Posted February 6th, 2013
February 5 - The California Supreme Court heard oral arguments in Riverside vs. Inland Empire Patients Health and Wellness Center, a case determining whether or not Riverside may ban medical marijuana dispensaries within its borders.
The justices, appearing at a special session at the hundredth anniversary of the UCSF law school, were equally hard on attorneys on both sides of the case.
“The Legislature knows how to say, ‘Thou shalt not ban dispensaries,’ ” Justice Ming W. Chin told IEPHWC's attorney J. David Nick. Answered Nick, “If you were to allow bans, city by city, county by county, that is the opposite of what the Legislature was trying to accomplish.”
In questioning Riverside's attorney Jeffrey V. Dunn (pictured at podium), one of the justices pointed out that if all counties in California banned dispensaries, no one in California could visit a dispensary. Words like "consistent" and "establishment" weighed for their full meaning, and the letter as well as the stated purpose of the law was discussed.
Nick made it clear that locals have a great deal of authority over zoning of dispensaries, but that the Court has never ruled that locals may make illegal anything legal under state law (except perhaps in a single cited case).
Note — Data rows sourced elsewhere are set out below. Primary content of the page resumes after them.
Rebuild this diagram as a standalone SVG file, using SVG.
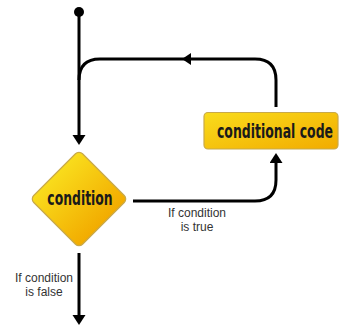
<svg xmlns="http://www.w3.org/2000/svg" width="339" height="325" viewBox="0 0 339 325">
<style>
.conn{fill:none;stroke:#000;stroke-width:3;}
.lbl{font-family:"DejaVu Sans Condensed","Liberation Sans",sans-serif;font-weight:bold;fill:#1a1a1a;text-anchor:middle;}
.note{font-family:"Liberation Sans",Arial,sans-serif;font-size:12px;fill:#333;text-anchor:middle;}
.shape{stroke:#c8a94a;stroke-width:1.2;}
</style>
<defs>
<linearGradient id="gold" x1="0" y1="0" x2="1" y2="1">
<stop offset="0" stop-color="#f9dc1c"/>
<stop offset="1" stop-color="#f2ab00"/>
</linearGradient>
<linearGradient id="goldD" x1="0" y1="0" x2="1" y2="0">
<stop offset="0" stop-color="#f9dc1c"/>
<stop offset="1" stop-color="#f2ab00"/>
</linearGradient>
<marker id="arr" markerUnits="userSpaceOnUse" markerWidth="12" markerHeight="14" refX="2" refY="6.5" orient="auto">
<path d="M0,0 L10,6.5 L0,13 z" fill="#000"/>
</marker>
</defs>
<g id="connectors">
<circle cx="79" cy="12" r="5" fill="#000"/>
<path class="conn" d="M79,12 V137" marker-end="url(#arr)"/>
<path class="conn" d="M276,107 V80 Q276,59 255,59 H100 Q79,59 79,80"/>
<path d="M182,59 L191,53 L191,65 z" fill="#000"/>
<path class="conn" d="M133,201 H255 Q276,201 276,180 V161" marker-end="url(#arr)"/>
<path class="conn" d="M79,253 V317" marker-end="url(#arr)"/>
<text class="note" x="197" y="217">If condition</text>
<text class="note" x="197" y="231">is true</text>
<text class="note" x="44" y="282">If condition</text>
<text class="note" x="44" y="296">is false</text>
</g>
<g id="condition">
<rect class="shape" x="-34.5" y="-34.5" width="69" height="69" rx="5" fill="url(#goldD)" transform="translate(79,199) rotate(45)"/>
<text class="lbl" x="0" y="0" font-size="20" transform="translate(80,205) scale(0.69,1)">condition</text>
</g>
<g id="conditional-code">
<rect class="shape" x="204" y="112.5" width="134" height="36.5" rx="4" fill="url(#gold)"/>
<text class="lbl" x="0" y="0" font-size="19" transform="translate(275,137.5) scale(0.73,1)">conditional code</text>
</g>
</svg>
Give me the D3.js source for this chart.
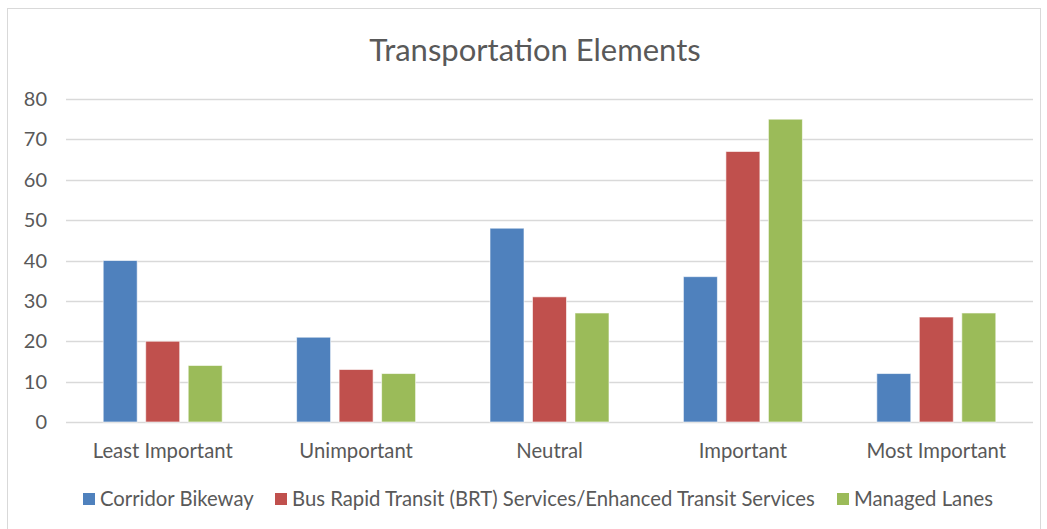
<!DOCTYPE html>
<html>
<head>
<meta charset="utf-8">
<script src="https://cdn.jsdelivr.net/npm/d3@7"></script>
<style>
  html, body { margin: 0; padding: 0; background: #fff; }
  svg { display: block; font-family: Lato, "Open Sans", sans-serif; }
</style>
</head>
<body>
<div id="chart"></div>
<script>
const categories = ['Least Important', 'Unimportant', 'Neutral', 'Important', 'Most Important'];
const seriesNames = [
  'Corridor Bikeway',
  'Bus Rapid Transit (BRT) Services/Enhanced Transit Services',
  'Managed Lanes'
];
const bikeway = [40, 21, 48, 36, 12];
const brt = [20, 13, 31, 67, 26];
const managedLanes = [14, 12, 27, 75, 27];
const yTicks = [0, 10, 20, 30, 40, 50, 60, 70, 80];
const colors = ['#4F81BD', '#C0504D', '#9BBB59'];

const width = 1047;
const height = 529;
const margin = { top: 99, right: 14, bottom: 107, left: 66 };

const svg = d3.select('#chart').append('svg')
  .attr('width', width)
  .attr('height', height);

// chart frame
svg.append('rect')
  .attr('x', 7.5).attr('y', 8.5)
  .attr('width', 1033).attr('height', 540)
  .attr('fill', '#fff')
  .attr('stroke', '#D9D9D9');

const x0 = d3.scaleBand()
  .domain(categories)
  .range([margin.left, width - margin.right]);

const groupWidth = 119;
const x1 = d3.scaleBand()
  .domain(d3.range(seriesNames.length))
  .range([(x0.bandwidth() - groupWidth) / 2, (x0.bandwidth() + groupWidth) / 2])
  .paddingInner(0.2);

const y = d3.scaleLinear()
  .domain([0, 80])
  .range([height - margin.bottom, margin.top]);

// gridlines
svg.append('g')
  .selectAll('line')
  .data(yTicks)
  .join('line')
    .attr('x1', margin.left)
    .attr('x2', width - margin.right)
    .attr('y1', d => Math.round(y(d)) + 0.5)
    .attr('y2', d => Math.round(y(d)) + 0.5)
    .attr('stroke', '#D9D9D9')
    .attr('stroke-width', 1.3);

// y labels
svg.append('g')
  .selectAll('text')
  .data(yTicks)
  .join('text')
    .attr('x', 47)
    .attr('y', d => y(d))
    .attr('dy', '0.35em')
    .attr('text-anchor', 'end')
    .attr('fill', '#595959')
    .style('font-size', '20px')
    .text(d => d);

// bars
const values = [bikeway, brt, managedLanes];
const groups = svg.append('g')
  .selectAll('g')
  .data(categories)
  .join('g')
    .attr('transform', d => `translate(${x0(d)},0)`);

groups.selectAll('rect')
  .data((d, i) => values.map((s, j) => ({ s: j, v: s[i] })))
  .join('rect')
    .attr('x', d => x1(d.s))
    .attr('width', x1.bandwidth())
    .attr('y', d => y(d.v))
    .attr('height', d => y(0) - y(d.v))
    .attr('fill', d => colors[d.s])
    .attr('stroke', '#fff')
    .attr('stroke-opacity', 0.6)
    .attr('stroke-width', 1);

// category labels
svg.append('g')
  .selectAll('text')
  .data(categories)
  .join('text')
    .attr('x', d => x0(d) + x0.bandwidth() / 2)
    .attr('y', 451)
    .attr('dy', '0.35em')
    .attr('text-anchor', 'middle')
    .attr('fill', '#595959')
    .style('font-size', '20.3px')
    .text(d => d);

// title
svg.append('text')
  .attr('x', 535)
  .attr('y', 50)
  .attr('dy', '0.35em')
  .attr('text-anchor', 'middle')
  .attr('fill', '#595959')
  .style('font-size', '31px')
  .text('Transportation Elements');

// legend
const legendX = [83, 275, 837];
const legend = svg.append('g')
  .selectAll('g')
  .data(seriesNames)
  .join('g')
    .attr('transform', (d, i) => `translate(${legendX[i]},499)`);

legend.append('rect')
  .attr('x', 0).attr('y', -6)
  .attr('width', 12).attr('height', 12)
  .attr('fill', (d, i) => colors[i]);

legend.append('text')
  .attr('x', 17)
  .attr('dy', '0.35em')
  .attr('fill', '#595959')
  .style('font-size', '20.3px')
  .text(d => d);
</script>
</body>
</html>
Much was made of the fact that state law merely offers limited immunity from state law only.
Dunn is a partner at Best, Best and Krieger, an Irvine-based law firm that has promulgated anti-dispensary ordinances throughout California and according to their website, has now been paid to defend those ordinances in 30 municipalities. Dunn assisted in the drafting of a bill last year giving cities more power to regulate dispensaries. A BB&K attorney recently gave a presentation at the California Association of Code Enforcement Officers meeting.
A ruling is expected within 90 days.
This year is also the 100th anniversary of marijuana prohibition in California.